(Items listed in a dataset)
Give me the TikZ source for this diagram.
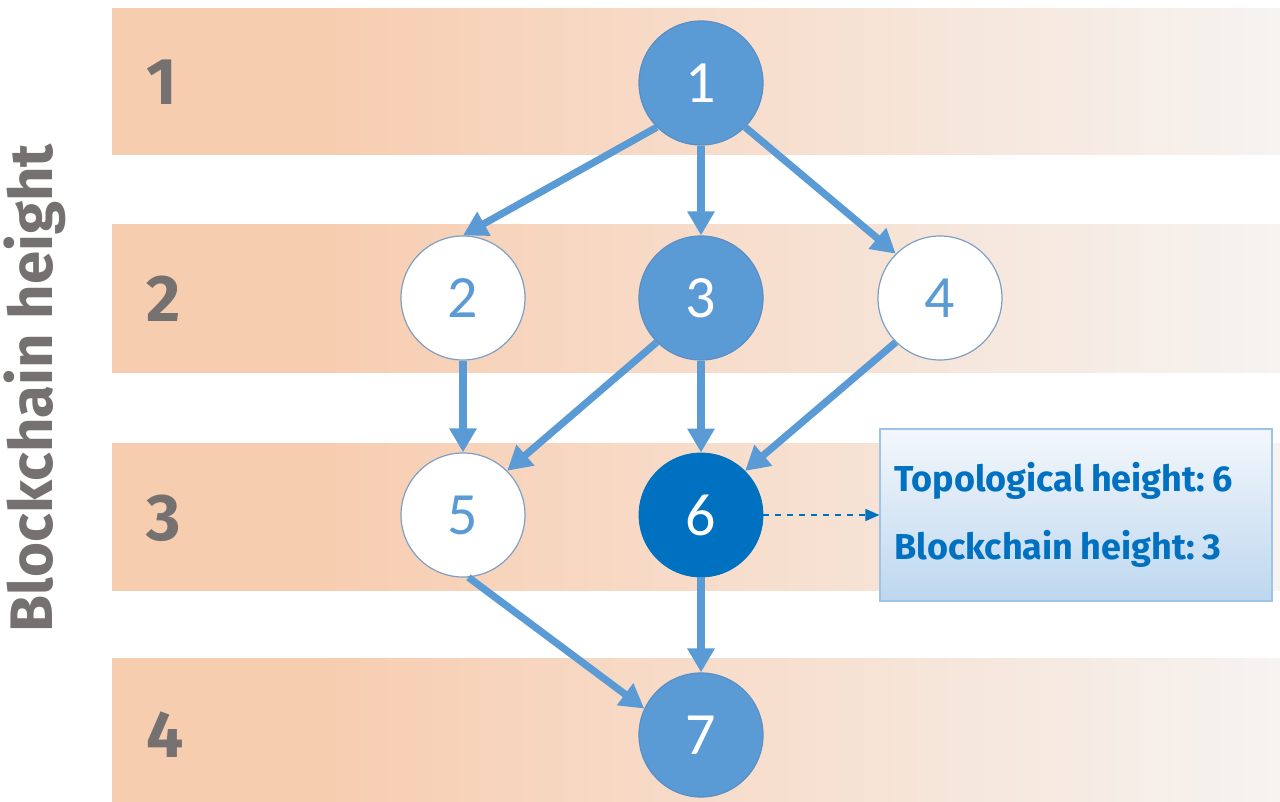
\documentclass[tikz,border=0pt]{standalone}
\usepackage{fontspec}
\usepackage{xcolor}
\usepackage{tikz}
\usetikzlibrary{positioning, arrows.meta, backgrounds}
\newfontfamily\labelfont{Fira Sans}
\newfontfamily\digitfont{Carlito}
\newcommand\tightwords{\frenchspacing\spaceskip=0.2em plus 0.05em\relax}
\definecolor{bandleft}{HTML}{F7CDB0}
\definecolor{bandright}{HTML}{F6F3F1}
\definecolor{blockblue}{HTML}{5B9BD5}
\definecolor{blockedge}{HTML}{5A8EC4}
\definecolor{tipblue}{HTML}{0070C0}
\definecolor{ringline}{HTML}{7F9FC2}
\definecolor{greytext}{HTML}{767171}
\definecolor{infotop}{HTML}{F3F7FC}
\definecolor{infobottom}{HTML}{BDD7EE}
\definecolor{infoline}{HTML}{9DC3E6}
\pgfdeclarehorizontalshading{bandshade}{100bp}{color(0bp)=(bandleft); color(34bp)=(bandleft); color(75bp)=(bandright); color(100bp)=(bandright)}

\begin{document}
\begin{tikzpicture}[
  x=0.5pt, y=-0.5pt,
  block/.style={
    circle,
    minimum size=62pt,
    inner sep=0pt,
    font=\digitfont\fontsize{30}{30}\selectfont,
  },
  mainblock/.style={block, fill=blockblue, draw=blockedge, line width=0.6pt, text=white},
  sideblock/.style={block, fill=white, draw=ringline, line width=0.6pt, text=blockblue},
  tipblock/.style={block, fill=tipblue, draw=tipblue, text=white},
  band/.style={shading=bandshade, draw=none},
  levellabel/.style={
    font=\labelfont\bfseries\fontsize{33}{33}\selectfont,
    text=greytext,
  },
  axislabel/.style={
    font=\labelfont\bfseries\fontsize{30}{30}\selectfont,
    text=greytext,
    rotate=90,
  },
  link/.style={
    -{Triangle[length=12pt, width=13pt]},
    line width=3.6pt,
    draw=blockblue,
  },
  pointer/.style={
    -{Triangle[length=7pt, width=6pt]},
    dashed,
    line width=0.7pt,
    draw=tipblue,
  },
  infobox/.style={
    rectangle,
    top color=infotop,
    bottom color=infobottom,
    draw=infoline,
    line width=1pt,
    minimum width=196pt,
    minimum height=86pt,
    align=left,
    text=tipblue,
    inner xsep=7pt,
    text width=182pt,
    font=\labelfont\bfseries\fontsize{18}{34}\selectfont,
  },
]
  \useasboundingbox (0,0) rectangle (1280,802);

  % height bands
  \shade[band] (112,9) rectangle (1280,155);
  \shade[band] (112,225) rectangle (1280,372);
  \shade[band] (112,443) rectangle (1280,590);
  \shade[band] (112,658) rectangle (1280,802);

  \node[levellabel] (h1) at (162,82) {1};
  \node[levellabel] (h2) at (164,299) {2};
  \node[levellabel] (h3) at (164,518) {3};
  \node[levellabel] (h4) at (165,735) {4};

  \node[axislabel] (axis) at (35,388) {Blockchain height};

  % blocks
  \node[mainblock] (b1) at (701,83) {1};
  \node[sideblock] (b2) at (463,298) {2};
  \node[mainblock] (b3) at (701,298) {3};
  \node[sideblock] (b4) at (940,298) {4};
  \node[sideblock] (b5) at (463,515) {5};
  \node[tipblock]  (b6) at (701,515) {6};
  \node[mainblock] (b7) at (701,735) {7};

  \node[infobox, right=58pt of b6] (info) {\tightwords Topological height: 6\\Blockchain height: 3};

  \draw[link] (b1.225) -- (b2.north);
  \draw[link] (b1) -- (b3);
  \draw[link] (b1.-45) -- (b4.135);
  \draw[link] (b2) -- (b5);
  \draw[link] (b3.225) -- (b5.45);
  \draw[link] (b3) -- (b6);
  \draw[link] (b4.225) -- (b6.45);
  \draw[link] (b5.-85) -- (b7.155);
  \draw[link] (b6) -- (b7);
  \draw[pointer] (b6) -- (info);
\end{tikzpicture}
\end{document}
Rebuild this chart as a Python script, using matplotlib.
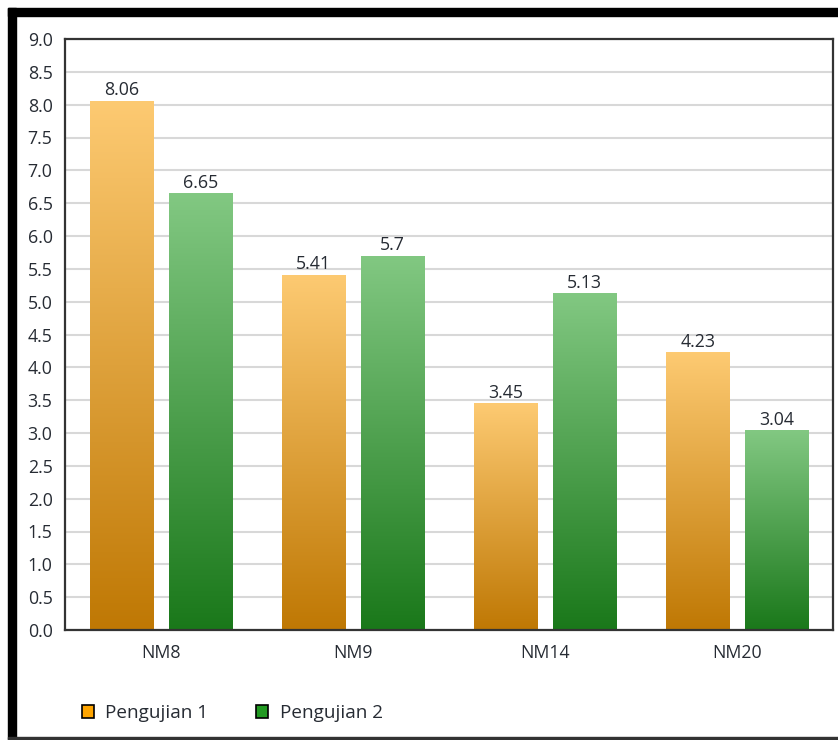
import numpy as np
import matplotlib
matplotlib.use('Agg')
import matplotlib.pyplot as plt
from matplotlib.colors import LinearSegmentedColormap
from matplotlib.patches import Patch, Rectangle

categories = ["NM8", "NM9", "NM14", "NM20"]
series_names = ["Pengujian 1", "Pengujian 2"]
pengujian_1 = [8.06, 5.41, 3.45, 4.23]
pengujian_2 = [6.65, 5.7, 5.13, 3.04]
y_ticks = [0.0, 0.5, 1.0, 1.5, 2.0, 2.5, 3.0, 3.5, 4.0, 4.5, 5.0, 5.5, 6.0, 6.5, 7.0, 7.5, 8.0, 8.5, 9.0]

plt.rcParams['font.family'] = ['Open Sans', 'DejaVu Sans']
text_color = "#262b33"
fs = 12.8

# gradient colour ramps: bottom -> top
ramps = [
    LinearSegmentedColormap.from_list("orange", ["#bf7804", "#fdca72"]),
    LinearSegmentedColormap.from_list("green", ["#1a781a", "#82c882"]),
]
legend_colors = ["#ffa500", "#229a22"]

fig = plt.figure(figsize=(8.38, 7.40), dpi=100)
ax = fig.add_axes([65/838, 1 - 630/740, (833 - 65)/838, (630 - 39)/740])

x = np.arange(len(categories))
width = 0.33
offsets = [-0.205, 0.205]
grad = np.linspace(0, 1, 256).reshape(-1, 1)

for vals, off, cmap in zip([pengujian_1, pengujian_2], offsets, ramps):
    bars = ax.bar(x + off, vals, width, color="none", edgecolor="none", zorder=2)
    for rect, v in zip(bars, vals):
        x0, y0 = rect.get_x(), rect.get_y()
        w, h = rect.get_width(), rect.get_height()
        im = ax.imshow(grad, cmap=cmap, origin="lower", aspect="auto",
                       extent=[x0, x0 + w, y0, y0 + h], zorder=2)
        im.set_clip_path(rect)
        ax.text(x0 + w/2, y0 + h + 0.02, f"{v:g}", ha="center", va="bottom",
                fontsize=fs, color=text_color, zorder=3)

ax.set_xlim(-0.5, len(categories) - 0.5)
ax.set_ylim(0, 9)
ax.set_yticks(y_ticks)
ax.set_yticklabels([f"{t:.1f}" for t in y_ticks])
ax.set_xticks(x)
ax.set_xticklabels(categories)
ax.tick_params(axis="y", length=0, pad=9, labelsize=fs, labelcolor=text_color)
ax.tick_params(axis="x", length=0, pad=10, labelsize=fs, labelcolor=text_color)
ax.grid(axis="y", color="#d8d8d8", linewidth=1.5, zorder=0)
ax.set_axisbelow(True)
for s in ax.spines.values():
    s.set_color("#333333")
    s.set_linewidth(1.6)

handles = [Patch(facecolor=c, edgecolor="black", linewidth=1.2) for c in legend_colors]
fig.legend(handles, series_names, loc="center left", bbox_to_anchor=(78/838, 1 - 713/740),
           ncol=2, frameon=False, fontsize=13.6, handlelength=0.64, handleheight=0.64,
           handletextpad=0.6, columnspacing=2.55, labelcolor=text_color,
           borderaxespad=0, borderpad=0.2)

# outer frame: heavy left/top edge, thin bottom edge
fig.patches.append(Rectangle((8/838, 1 - 740/740), 8/838, (740 - 8)/740,
                             transform=fig.transFigure, color="black", zorder=10))
fig.patches.append(Rectangle((8/838, 1 - 16/740), 830/838, 8/740,
                             transform=fig.transFigure, color="black", zorder=10))
fig.patches.append(Rectangle((8/838, 1 - 739/740), 830/838, 2/740,
                             transform=fig.transFigure, color="#333333", zorder=10))

fig.savefig("out.png", dpi=100)
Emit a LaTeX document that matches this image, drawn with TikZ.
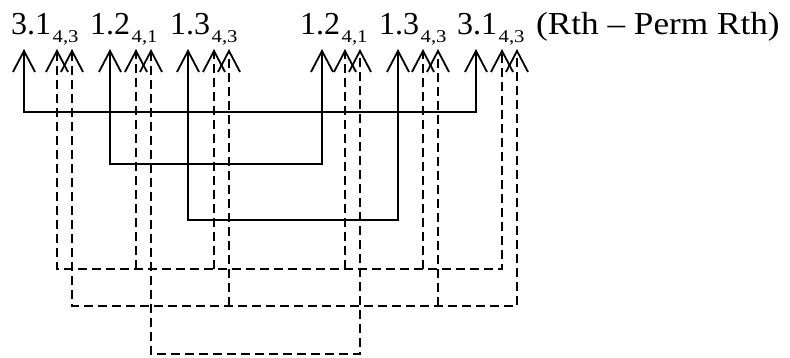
\documentclass[tikz,border=0pt]{standalone}
\usepackage{fontspec}
\setmainfont{Liberation Serif}
\newfontfamily\subfont[FakeStretch=1.15]{Liberation Serif}
\newfontfamily\widefont[FakeStretch=1.1]{Liberation Serif}
\usetikzlibrary{arrows.meta}
\newcommand{\lbl}[2]{{\fontsize{32}{32}\selectfont #1}\kern1.5pt\raisebox{-7.5pt}{\subfont\fontsize{18}{18}\selectfont #2}}
\begin{document}
\begin{tikzpicture}[x=1pt,y=-1pt,
  lab/.style={anchor=base west,inner sep=0pt},
  wire/.style={line width=1.8pt},
  dwire/.style={line width=1.8pt,dash pattern=on 9pt off 5pt},
  barb/.tip={Straight Barb[length=21pt,width=22pt]},
  tipend/.style={-barb},
  tipboth/.style={barb-barb}]
\useasboundingbox (0,0) rectangle (790,358);
% labels
\node[lab] (l1) at (11,35) {\lbl{3.1}{4,3}};
\node[lab] (l2) at (90,35) {\lbl{1.2}{4,1}};
\node[lab] (l3) at (170,35) {\lbl{1.3}{4,3}};
\node[lab] (l4) at (300,35) {\lbl{1.2}{4,1}};
\node[lab] (l5) at (379,35) {\lbl{1.3}{4,3}};
\node[lab] (l6) at (457,35) {\lbl{3.1}{4,3}};
\node[lab] (title) at (536,35) {\widefont\fontsize{32}{32}\selectfont (Rth – Perm Rth)};
% tips
\foreach \n/\x in {s1/24,s2/110,s3/188,s4/322,s5/398,s6/476,
  d1/57,d2/72,d3/136,d4/151,d5/214,d6/229,d7/345,d8/360,d9/423,d10/438,d11/502,d12/517}
  \coordinate (\n) at (\x,49);
% bus rows
\coordinate (A) at (0,112);
\coordinate (B) at (0,164);
\coordinate (C) at (0,220);
\coordinate (D) at (0,269);
\coordinate (E) at (0,306);
\coordinate (F) at (0,354);
% solid connectors
\draw[wire,tipboth] (s1) -- (s1|-A) -- (s6|-A) -- (s6);
\draw[wire,tipboth] (s2) -- (s2|-B) -- (s4|-B) -- (s4);
\draw[wire,tipboth] (s3) -- (s3|-C) -- (s5|-C) -- (s5);
% dashed connectors
\draw[dwire,tipboth] (d1) -- (d1|-D) -- (d11|-D) -- (d11);
\foreach \n in {d3,d5,d7,d9}
  \draw[dwire,tipend] (\n|-D) -- (\n);
\draw[dwire,tipboth] (d2) -- (d2|-E) -- (d12|-E) -- (d12);
\foreach \n in {d6,d10}
  \draw[dwire,tipend] (\n|-E) -- (\n);
\draw[dwire,tipboth] (d4) -- (d4|-F) -- (d8|-F) -- (d8);
\end{tikzpicture}
\end{document}
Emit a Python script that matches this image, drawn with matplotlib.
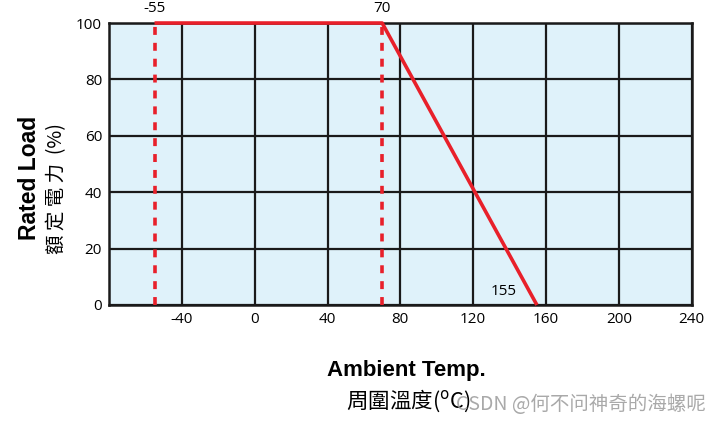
import matplotlib.pyplot as plt
import matplotlib.ticker as ticker

plt.rcParams['font.family'] = ['Open Sans', 'Noto Sans CJK TC', 'DejaVu Sans']
plt.rcParams['axes.unicode_minus'] = False

# derating curve
curve_temp = [-55, 70, 155]
curve_load = [100, 100, 0]
dash_temps = [-55, 70]
x_ticks = [-40, 0, 40, 80, 120, 160, 200, 240]
y_ticks = [0, 20, 40, 60, 80, 100]

red = '#e8202a'

fig = plt.figure(figsize=(7.22, 4.24), dpi=100)
ax = fig.add_axes([0.151, 0.2807, 0.807, 0.665])
ax.set_facecolor('#dff2fa')

ax.set_xlim(-80, 240)
ax.set_ylim(0, 100)
ax.xaxis.set_major_locator(ticker.FixedLocator(x_ticks))
ax.yaxis.set_major_locator(ticker.FixedLocator(y_ticks))
ax.tick_params(length=0, labelsize=11, pad=5)
ax.grid(True, color='#1a1a1a', linewidth=1.6)
for s in ax.spines.values():
    s.set_linewidth(1.8)
    s.set_color('#1a1a1a')

for t in dash_temps:
    ax.plot([t, t], [0, 100], color=red, linewidth=2.6, linestyle=(0, (2.2, 2.2)), zorder=3,
            clip_on=False)
ax.plot(curve_temp, curve_load, color=red, linewidth=2.6, zorder=4, clip_on=False,
        solid_capstyle='butt')

ax.text(-55, 102.5, '-55', ha='center', va='bottom', fontsize=11)
ax.text(70, 102.5, '70', ha='center', va='bottom', fontsize=11)
ax.text(144, 2, '155', ha='right', va='bottom', fontsize=11)

fig.text(0.041, 0.58, 'Rated Load', rotation=90, ha='center', va='center',
         fontsize=16.5, fontweight='bold', family=['Liberation Sans', 'DejaVu Sans'])
fig.text(0.078, 0.555, '額 定 電 力  (%)', rotation=90, ha='center', va='center',
         fontsize=14, family=['Noto Sans CJK TC', 'DejaVu Sans'])

fig.text(0.563, 0.127, 'Ambient Temp.', ha='center', va='center',
         fontsize=16, fontweight='bold', family=['Liberation Sans', 'DejaVu Sans'])
fig.text(0.565, 0.055, '周圍溫度($^{\\rm o}$C)', ha='center', va='center',
         fontsize=15.5, family=['Noto Sans CJK TC', 'DejaVu Sans'])

fig.text(0.978, 0.045, 'CSDN @何不问神奇的海螺呢', ha='right', va='center',
         fontsize=14, color='#9a9a9a', alpha=0.85,
         family=['Noto Sans CJK SC', 'DejaVu Sans'])

fig.savefig('out.png', dpi=100)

▶ _What is needed_
Each line above that includes "script" should be shown.

▶ _Answer to the exercise_
Rebuild this chart as a Python script, using matplotlib.
Emit a Python script that matches this image, drawn with matplotlib.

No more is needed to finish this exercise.